Conversely, decent, well-designed housing enhances our enjoyment of life and our ability to live independently and well for longer. If our homes are well insulated, warm and efficient, as well as being well ventilated; if they are light and bright, with sufficient space; if they are lifetime homes—fully accessible, even when we may need a wheelchair—we are unlikely to require hugely costly residential care, and our later years can continue to be fulfilling. I welcome the spending review measures to raise funds for social care, but the biggest savings can come from preventing the need for residential and other care.

Housing designed specifically for older people can also combat that scourge of later life referred to by the noble Baroness, Lady Redfern—loneliness from isolation and a lack of social contacts. Retirement villages, age-exclusive apartments, extra care and assisted living—today’s version by housing associations of the sheltered housing of yesteryear—are all housing solutions that can provide companionable, engaging communities for people with similar ages and interests.

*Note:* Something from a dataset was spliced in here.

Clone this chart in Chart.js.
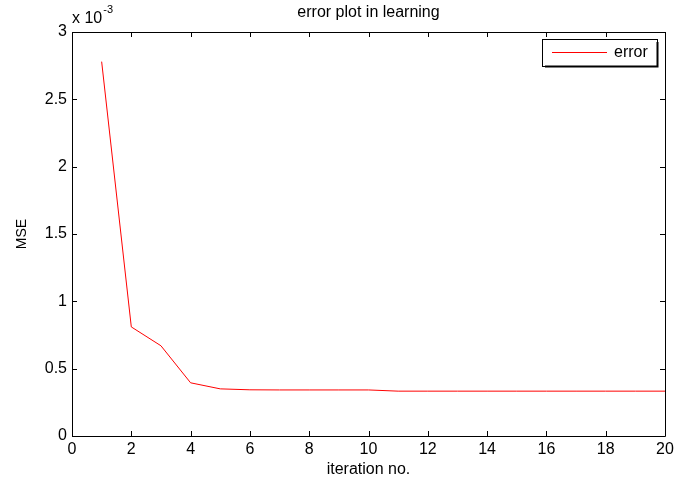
<!DOCTYPE html>
<html>
<head>
<meta charset="utf-8">
<script src="https://cdn.jsdelivr.net/npm/chart.js@4/dist/chart.umd.min.js"></script>
<style>
  body { margin: 0; background: #fff; }
  #wrap { width: 674px; height: 481px; }
</style>
</head>
<body>
<div id="wrap"><canvas id="errChart" width="674" height="481"></canvas></div>
<script>
// data
const iterations = [1, 2, 3, 4, 5, 6, 7, 8, 9, 10, 11, 12, 13, 14, 15, 16, 17, 18, 19, 20];
const mse = [0.00278, 0.00081, 0.00067, 0.000395, 0.00035, 0.000343, 0.000342, 0.000342, 0.000342, 0.000342,
             0.000333, 0.000333, 0.000333, 0.000333, 0.000333, 0.000333, 0.000333, 0.000333, 0.000333, 0.000333];
const xTicks = [0, 2, 4, 6, 8, 10, 12, 14, 16, 18, 20];
const yTicks = [0, 0.0005, 0.001, 0.0015, 0.002, 0.0025, 0.003];
const yTickLabels = ["0", "0.5", "1", "1.5", "2", "2.5", "3"];

const FONT = "'Liberation Sans', Arial, Helvetica, sans-serif";

// MATLAB style box, inward ticks, title, exponent and legend
const matlabAxes = {
    id: 'matlabAxes',
    afterDraw(chart) {
        const ctx = chart.ctx;
        const { left, right, top, bottom } = chart.chartArea;
        const xs = chart.scales.x, ys = chart.scales.y;
        const tl = 5;

        ctx.save();
        ctx.strokeStyle = '#000';
        ctx.lineWidth = 1;
        ctx.beginPath();
        ctx.rect(left + 0.5, top + 0.5, right - left, bottom - top);
        ctx.stroke();

        ctx.beginPath();
        xTicks.forEach(v => {
            let px = Math.round(xs.getPixelForValue(v)) + 0.5;
            ctx.moveTo(px, bottom); ctx.lineTo(px, bottom - tl);
            ctx.moveTo(px, top); ctx.lineTo(px, top + tl);
        });
        yTicks.forEach(v => {
            let py = Math.round(ys.getPixelForValue(v)) + 0.5;
            ctx.moveTo(left, py); ctx.lineTo(left + tl, py);
            ctx.moveTo(right, py); ctx.lineTo(right - tl, py);
        });
        ctx.stroke();

        // title
        ctx.fillStyle = '#000';
        ctx.font = '16px ' + FONT;
        ctx.textAlign = 'center';
        ctx.textBaseline = 'middle';
        ctx.fillText('error plot in learning', (left + right) / 2, 13);

        // exponent
        ctx.textAlign = 'left';
        ctx.font = '16px ' + FONT;
        ctx.fillText('x 10', left, 19);
        let w = ctx.measureText('x 10').width;
        ctx.font = '11px ' + FONT;
        ctx.fillText('-3', left + w + 1, 10);

        // legend
        const ds = chart.data.datasets[0];
        const lx = 542, ly = 39, lw = 115, lh = 27;
        ctx.fillStyle = '#fff';
        ctx.fillRect(lx, ly, lw, lh);
        ctx.strokeStyle = '#000';
        ctx.lineWidth = 1;
        ctx.strokeRect(lx + 0.5, ly + 0.5, lw, lh);
        ctx.beginPath();
        ctx.moveTo(lx + lw + 0.5, ly + 3); ctx.lineTo(lx + lw + 0.5, ly + lh + 0.5);
        ctx.lineTo(lx + 3, ly + lh + 0.5);
        ctx.lineWidth = 2;
        ctx.stroke();
        ctx.strokeStyle = ds.borderColor;
        ctx.lineWidth = 1;
        ctx.beginPath();
        ctx.moveTo(lx + 10, ly + 13.5); ctx.lineTo(lx + 65, ly + 13.5);
        ctx.stroke();
        ctx.fillStyle = '#000';
        ctx.font = '16px ' + FONT;
        ctx.textBaseline = 'middle';
        ctx.fillText(ds.label, lx + 72, ly + 14);
        ctx.restore();
    }
};

new Chart(document.getElementById('errChart'), {
    type: 'line',
    data: {
        labels: iterations,
        datasets: [{
            label: 'error',
            data: iterations.map((it, i) => ({ x: it, y: mse[i] })),
            borderColor: '#ff0000',
            borderWidth: 1,
            pointRadius: 0,
            tension: 0,
            fill: false
        }]
    },
    options: {
        responsive: false,
        animation: false,
        layout: { padding: { top: 32, right: 9, left: 0, bottom: 0 } },
        plugins: { legend: { display: false }, tooltip: { enabled: false } },
        scales: {
            x: {
                type: 'linear',
                min: 0, max: 20,
                afterBuildTicks: s => { s.ticks = xTicks.map(v => ({ value: v })); },
                afterFit: s => { s.height = 45; s.paddingLeft = 0; s.paddingRight = 0; },
                grid: { display: false, drawTicks: false },
                border: { display: false },
                ticks: { color: '#000', padding: 4, font: { size: 16, family: FONT }, maxRotation: 0 },
                title: { display: true, text: 'iteration no.', color: '#000', font: { size: 16, family: FONT }, padding: { bottom: 2 } }
            },
            y: {
                min: 0, max: 0.003,
                afterBuildTicks: s => { s.ticks = yTicks.map(v => ({ value: v })); },
                afterFit: s => { s.width = 72; s.paddingTop = 0; s.paddingBottom = 0; },
                grid: { display: false, drawTicks: false },
                border: { display: false },
                ticks: {
                    color: '#000', padding: 5, font: { size: 16, family: FONT },
                    callback: (v, i) => yTickLabels[i]
                },
                title: { display: true, text: 'MSE', color: '#000', font: { size: 14, family: FONT }, padding: { top: 14 } }
            }
        }
    },
    plugins: [matlabAxes]
});
</script>
</body>
</html>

In my five minutes I cannot spell out the range of steps that could be taken by central government in joining up housing with health and care, supporting the creation of new accommodation and funding grants for disabled facilities and home improvement; or by local government in planning policies on integrating housing, care and health, with joint assessment and commissioning, not just in new combined authorities with devolved powers but through health and well-being boards everywhere; or even by each of us past retirement age who should not just wait for a crisis before considering downsizing to sustain our own independence, free up our family homes for the next generation and save the resources of the NHS, social care budgets and our own funds. I must satisfy myself with simply making the plea that all those interested in the health of the nation should never forget the immense significance of housing.